On Whit Monday 1893 a reporter on Wolverhampton's weekly paper thought he would come into the office to take advantage of the public holiday to catch up with some work. He expected the town to be empty as the weather was fine and the railway companies had laid on many excursion trains to whisk Wulfrunians away for a day by the seaside. Public bank holidays were a new thing - as were large urban populations with disposable income that could be spent on pleasure.
Coming into Wolverhampton at nine o'clock he was amazed to find the town full of people and bustling with activity. Two events were drawing vast crowds - the horseracing at Dunstall and the funfair built up on the market patch: the latter probably being visited on the way to and from the former! Both events attracted street traders and hawkers - particularly Italian ice-cream sellers from Salop Street, and gypsies from the Besom Yard. Ice cream was something of a novelty and was known as "hokey-pokey". It could be bought for half an old penny. Another recent innovation was the travelling photographic booth. Several of these surrounded the fair and long queues of Wulfrunians waited to have their "likeness" reproduced by the latest technology - providing they could sit still long enough for the image to be formed.
The market square was full of large steam powered riding machines of the latest types - there were "Mountain Ponies" that tore up and down hills and vales as they swept round; there was the "Sea on Land" which was such a violent ride it was guaranteed to make you sea sick as you sat in your little boat tossed on mechanical waves; there was the "Roley-Poley" or "Razzle Dazzle" which threw you about like a pancake in a frying pan while it gyrated; and there were the majestic "Gondolas", covered in carved and gilded woodwork revolving on a switchback track. Even swings had been enlarged and mechanised - the "Steam Yachts" were not for wimps!
Some of these machines were lit by electricity, a "marvel" in 1893.
Had our observer stayed on the market patch after the fair had closed he would have noticed another "marvel". An army of men appeared from nowhere and quickly and efficiently dismantled every piece of equipment, loaded everything systematically onto wagons. Numerous teams of horses appeared and took the loaded wagons to the railway goods yard, or left Wolverhampton by road. By the next day the market patch was cleared and ready to reopen as the town's retail market.
Never once did our reporter ask the name of anyone involved in this business - these people who came from nowhere opened a huge fair on Saturday and Monday and had gone again by Tuesday. Ladies from St. Peter's Church had tried to get to know the fairground folk by inviting wives to attend a tea party on Sunday afternoon in the new "institute" built on the corner of Exchange Street, and the showmen were familiar faces to many local tradesmen. But in all other respects they were anonymous.
Towns had assumed responsibility for leasing fairs as local government organisation and legislation developed as the nineteenth century progressed.

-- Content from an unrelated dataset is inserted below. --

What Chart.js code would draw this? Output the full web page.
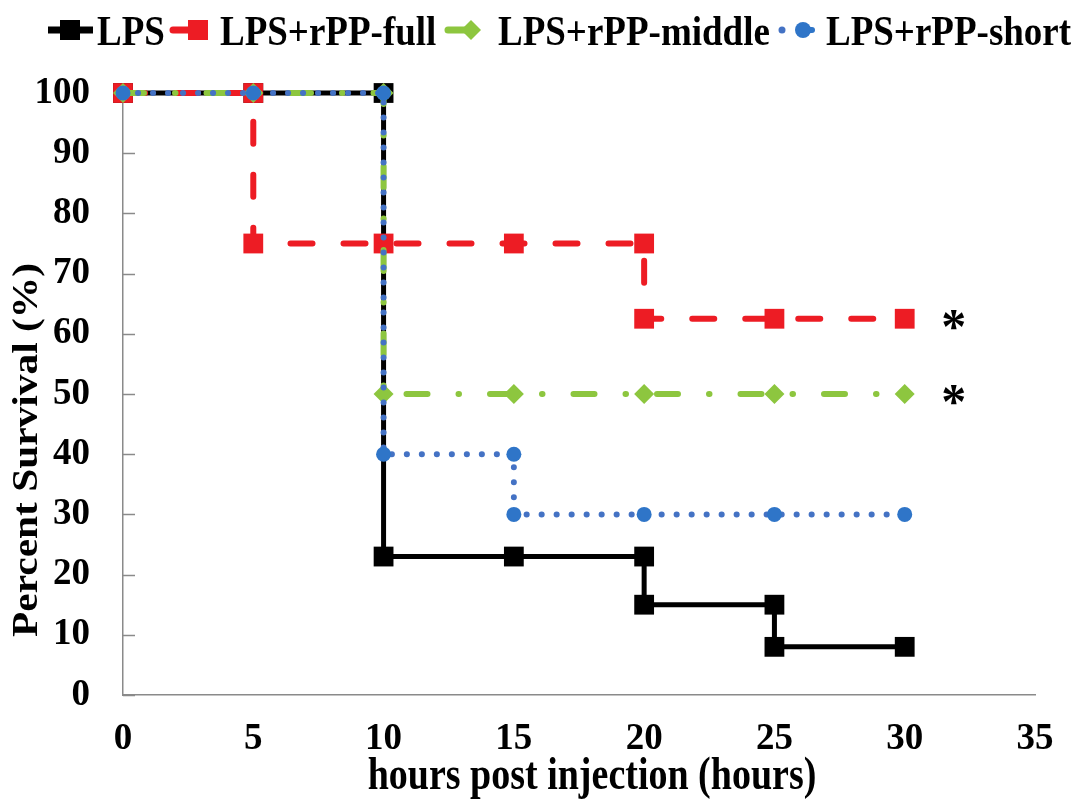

In Wolverhampton Pat was allowed to hold his fair on the market patch at Easter, Whitsun, and for a period running from Christmas to New Year.
Every year through the 1880s, 1890s and 1900s these fairs became bigger and better. Pat loved to organise a spectacular event and always invested in the latest, fastest and biggest attractions. Towards the end of the 1900s he brought his huge bioscope (travelling cinema) shows to Wolverhampton. In May 1908 a reporter wrote: "Again the fine organ of Pat Collins is the outside attraction at his large cinematographic show, and the fit up of the concern, together with his attendants, attired in black frock coats and silk hats, offer a completeness so neat and artistic that, from a monetary point of view also, success is at once ensured. Besides he has his full equipment, with his racing motor cars, cockerels, horses, looping the loop etc.".

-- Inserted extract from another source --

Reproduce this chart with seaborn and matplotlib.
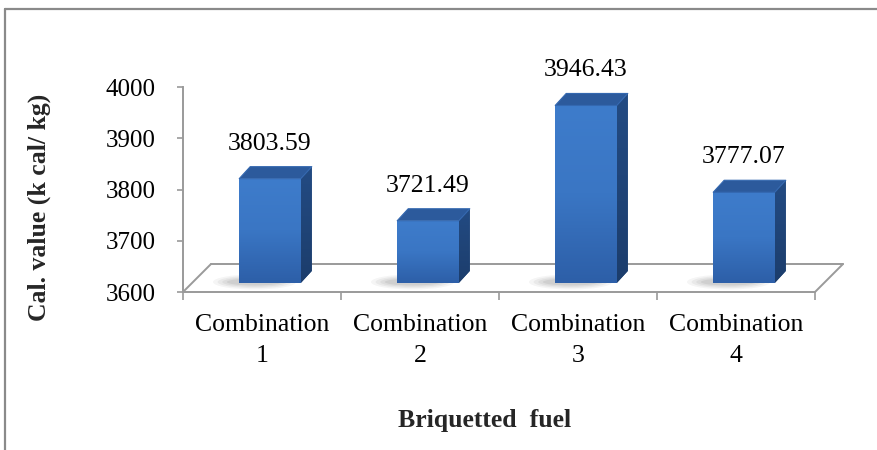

In Wolverhampton the fair began a period of being shunted around by a Council that offered various poor sites between Broad Street, Falkland Street and Stafford Street. Ultimately the firm gave up coming to Wolverhampton, creating something of a vacuum in the fairground world. By now other family firms were waiting to move in. In particular the Jones Family had started appearing in local parks, supporting local carnivals etc. It is now the Jones Family that bring the fairs to Wolverhampton, opening several times a year in West Park, as well as East Park, Wednesfield, Bee Lane etc. The closest the Pat Collins firm now comes is his annual appearance at the end of June in Hickman Park, Bilston.